JPL, a division of the California Institute of Technology in Pasadena, manages the microwave instrument for NASA's Office of Space Science, Washington, D.C.
For information about the Rosetta mission visit:
http://www.esa.int/export/esaMI/Rosetta/index.html.
The European Space Agency's Rosetta spacecraft is scheduled to lift off on Feb. 26, 2004, at 2:16 am Eastern time, from the Kourou spaceport in French Guiana, on the northeastern coast of South America. The launch will be the beginning of a ten-and-a-half year odyssey to comet Churyumov-Gerasimenko that includes flybys of Mars (2007) and the Earth (2005, 2007 and 2009).
Among the instruments aboard the Rosetta spacecraft are three instruments funded by NASA and a key component of a fourth. The NASA instruments will examine Churyumov- Gerasimenko from the orbiter.
"This comet has only about three-hundred-thousandths the gravity of Earth," said Dr. Claudia Alexander, project scientist for the U.S. role in the mission, from NASA's Jet Propulsion Laboratory Pasadena, Calif. "The Rosetta spacecraft will be able to make observations from as close as 2 kilometers (1.2 miles). The data from our state-of-the- art instruments will be amazing," she added.
Rosetta will reach Churyumov-Gerasimenko, a four-kilometer- diameter (2.5-mile) comet, in May 2014. When this rendezvous occurs, Churyumov-Gerasimenko will be about three times as far from the sun as Earth is. Over the next 18 months Rosetta will study how the comet changes as it moves closer to the sun. In November 2014, Rosetta will drop its experiment-laden, harpoon-firing lander on Churyumov- Gerasimenko's icy nucleus.
"What you have to understand is that comets are primordial remnants of the early solar system," explained Dr. Paul Weissman of JPL. "They are the keys to understanding the way the whole solar system, our Earth, and how even we came into being. And with Rosetta we will be able to observe, study and analyze this primordial material up close for more than a year," he said.
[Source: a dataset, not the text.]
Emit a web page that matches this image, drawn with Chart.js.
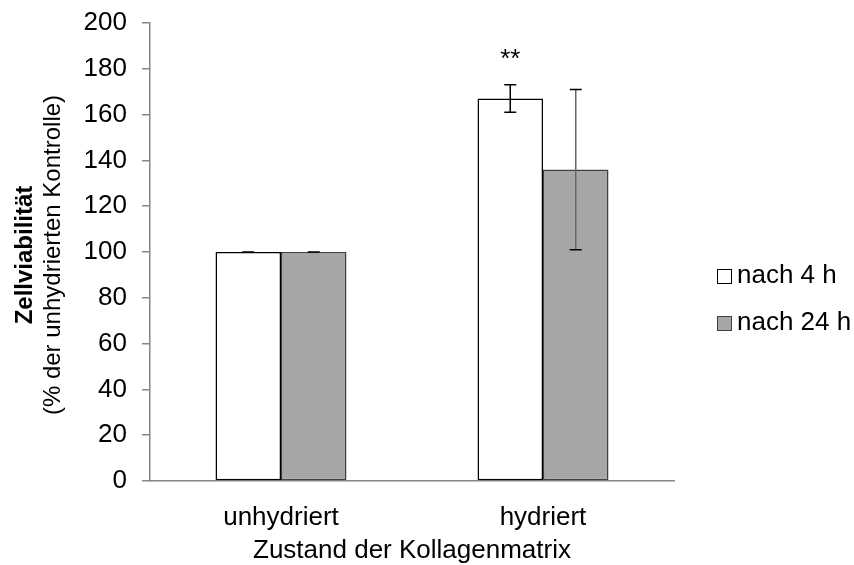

JPL supplied the Microwave Instrument for Rosetta Orbiter, the first of its type on any interplanetary mission. This instrument can reveal the abundances of selected gases, their temperatures, the speed at which they are coming off the nucleus, and the temperature of the nucleus. Scientists will use the instrument to monitor changes in how vapors are released from the nucleus as the coma and tail grow. They will be studying water, carbon monoxide, ammonia and methanol, four of the most abundant gases from comets. Dr. Samuel Gulkis of JPL's Earth and Space Sciences Division is principal investigator.
The Southwest Research Institute, based in San Antonio, supplied two NASA instruments for Rosetta. One is an imaging telescope/spectrometer capable of analyzing the composition both of gases released by the comet and of the comet's surface. A goal of scientists using the instrument is to learn about the temperatures at which comets form and evolve, by determining the relative abundance of noble gases, such as helium, neon and argon. Principal investigator for the ultraviolet instrument is Dr. Alan Stern of the institute's Space Studies Department in Bolder, Colo.
Dr. James Burch, of the Institute's Instrumentation and Space Research Division, San Antonio, is principal investigator for Rosetta's Ion and Electron Spectrometer. This device will measure the environment of charged particles surrounding comet Churyumov-Gerasimenko. It will also study the interaction between that environment and the solar wind of charged particles speeding outward from the Sun.
Key electronics for a fourth instrument, the Rosetta Orbiter Spectrometer for Ion and Neutral Analysis, have been supplied by Lockheed Martin Advanced Technology Center, Palo Alto, Calif. This instrument will examine gases surrounding the comet.
JPL, a division of the California Institute of Technology in Pasadena, manages the microwave instrument for NASA's Office of Space Science, Washington, D.C.